• _Supplied data_
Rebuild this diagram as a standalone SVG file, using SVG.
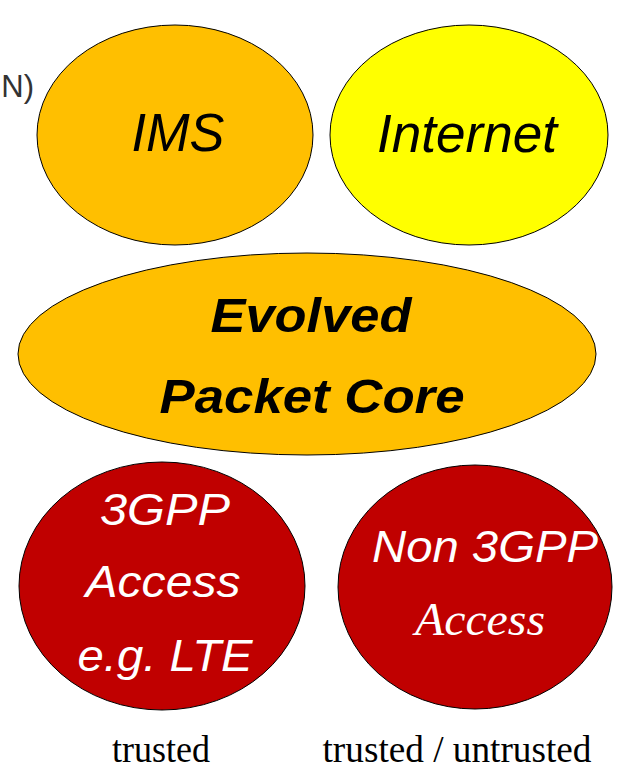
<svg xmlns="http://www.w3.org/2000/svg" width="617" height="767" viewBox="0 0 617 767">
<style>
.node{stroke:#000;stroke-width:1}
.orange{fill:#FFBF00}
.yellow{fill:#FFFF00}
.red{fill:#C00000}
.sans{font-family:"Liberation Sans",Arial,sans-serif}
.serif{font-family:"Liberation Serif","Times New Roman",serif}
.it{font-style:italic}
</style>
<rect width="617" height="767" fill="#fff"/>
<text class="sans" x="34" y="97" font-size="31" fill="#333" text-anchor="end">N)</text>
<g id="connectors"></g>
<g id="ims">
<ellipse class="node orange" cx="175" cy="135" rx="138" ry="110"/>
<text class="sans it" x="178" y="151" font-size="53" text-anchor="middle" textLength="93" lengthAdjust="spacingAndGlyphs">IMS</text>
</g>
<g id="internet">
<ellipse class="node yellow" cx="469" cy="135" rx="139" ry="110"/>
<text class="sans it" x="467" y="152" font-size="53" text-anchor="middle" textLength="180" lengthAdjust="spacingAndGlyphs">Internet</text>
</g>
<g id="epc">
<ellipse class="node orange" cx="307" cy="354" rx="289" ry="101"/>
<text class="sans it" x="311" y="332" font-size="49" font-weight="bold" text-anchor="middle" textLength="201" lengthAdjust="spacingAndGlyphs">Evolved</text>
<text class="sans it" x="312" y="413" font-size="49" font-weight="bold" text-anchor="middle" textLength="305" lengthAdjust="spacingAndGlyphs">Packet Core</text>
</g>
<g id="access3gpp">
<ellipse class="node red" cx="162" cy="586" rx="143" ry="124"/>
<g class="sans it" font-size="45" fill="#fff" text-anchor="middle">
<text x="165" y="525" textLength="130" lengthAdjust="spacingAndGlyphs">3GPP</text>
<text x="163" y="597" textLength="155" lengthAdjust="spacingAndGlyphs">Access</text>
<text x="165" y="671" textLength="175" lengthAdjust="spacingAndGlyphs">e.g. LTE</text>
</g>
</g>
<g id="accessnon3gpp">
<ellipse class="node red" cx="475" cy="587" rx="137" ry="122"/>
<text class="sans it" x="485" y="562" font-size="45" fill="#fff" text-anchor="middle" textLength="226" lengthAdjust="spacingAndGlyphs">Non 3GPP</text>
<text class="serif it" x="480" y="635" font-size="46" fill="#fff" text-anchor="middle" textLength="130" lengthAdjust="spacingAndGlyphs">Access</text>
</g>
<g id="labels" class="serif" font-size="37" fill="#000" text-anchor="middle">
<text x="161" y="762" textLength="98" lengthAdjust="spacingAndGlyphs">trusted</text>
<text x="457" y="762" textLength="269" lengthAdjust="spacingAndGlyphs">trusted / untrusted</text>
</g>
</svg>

• _The task_
Copy out all of the material exactly as written, without its pictures.

• _The solution_
Rebuild this diagram as a standalone SVG file, using SVG.
<svg xmlns="http://www.w3.org/2000/svg" width="617" height="767" viewBox="0 0 617 767">
<style>
.node{stroke:#000;stroke-width:1}
.orange{fill:#FFBF00}
.yellow{fill:#FFFF00}
.red{fill:#C00000}
.sans{font-family:"Liberation Sans",Arial,sans-serif}
.serif{font-family:"Liberation Serif","Times New Roman",serif}
.it{font-style:italic}
</style>
<rect width="617" height="767" fill="#fff"/>
<text class="sans" x="34" y="97" font-size="31" fill="#333" text-anchor="end">N)</text>
<g id="connectors"></g>
<g id="ims">
<ellipse class="node orange" cx="175" cy="135" rx="138" ry="110"/>
<text class="sans it" x="178" y="151" font-size="53" text-anchor="middle" textLength="93" lengthAdjust="spacingAndGlyphs">IMS</text>
</g>
<g id="internet">
<ellipse class="node yellow" cx="469" cy="135" rx="139" ry="110"/>
<text class="sans it" x="467" y="152" font-size="53" text-anchor="middle" textLength="180" lengthAdjust="spacingAndGlyphs">Internet</text>
</g>
<g id="epc">
<ellipse class="node orange" cx="307" cy="354" rx="289" ry="101"/>
<text class="sans it" x="311" y="332" font-size="49" font-weight="bold" text-anchor="middle" textLength="201" lengthAdjust="spacingAndGlyphs">Evolved</text>
<text class="sans it" x="312" y="413" font-size="49" font-weight="bold" text-anchor="middle" textLength="305" lengthAdjust="spacingAndGlyphs">Packet Core</text>
</g>
<g id="access3gpp">
<ellipse class="node red" cx="162" cy="586" rx="143" ry="124"/>
<g class="sans it" font-size="45" fill="#fff" text-anchor="middle">
<text x="165" y="525" textLength="130" lengthAdjust="spacingAndGlyphs">3GPP</text>
<text x="163" y="597" textLength="155" lengthAdjust="spacingAndGlyphs">Access</text>
<text x="165" y="671" textLength="175" lengthAdjust="spacingAndGlyphs">e.g. LTE</text>
</g>
</g>
<g id="accessnon3gpp">
<ellipse class="node red" cx="475" cy="587" rx="137" ry="122"/>
<text class="sans it" x="485" y="562" font-size="45" fill="#fff" text-anchor="middle" textLength="226" lengthAdjust="spacingAndGlyphs">Non 3GPP</text>
<text class="serif it" x="480" y="635" font-size="46" fill="#fff" text-anchor="middle" textLength="130" lengthAdjust="spacingAndGlyphs">Access</text>
</g>
<g id="labels" class="serif" font-size="37" fill="#000" text-anchor="middle">
<text x="161" y="762" textLength="98" lengthAdjust="spacingAndGlyphs">trusted</text>
<text x="457" y="762" textLength="269" lengthAdjust="spacingAndGlyphs">trusted / untrusted</text>
</g>
</svg>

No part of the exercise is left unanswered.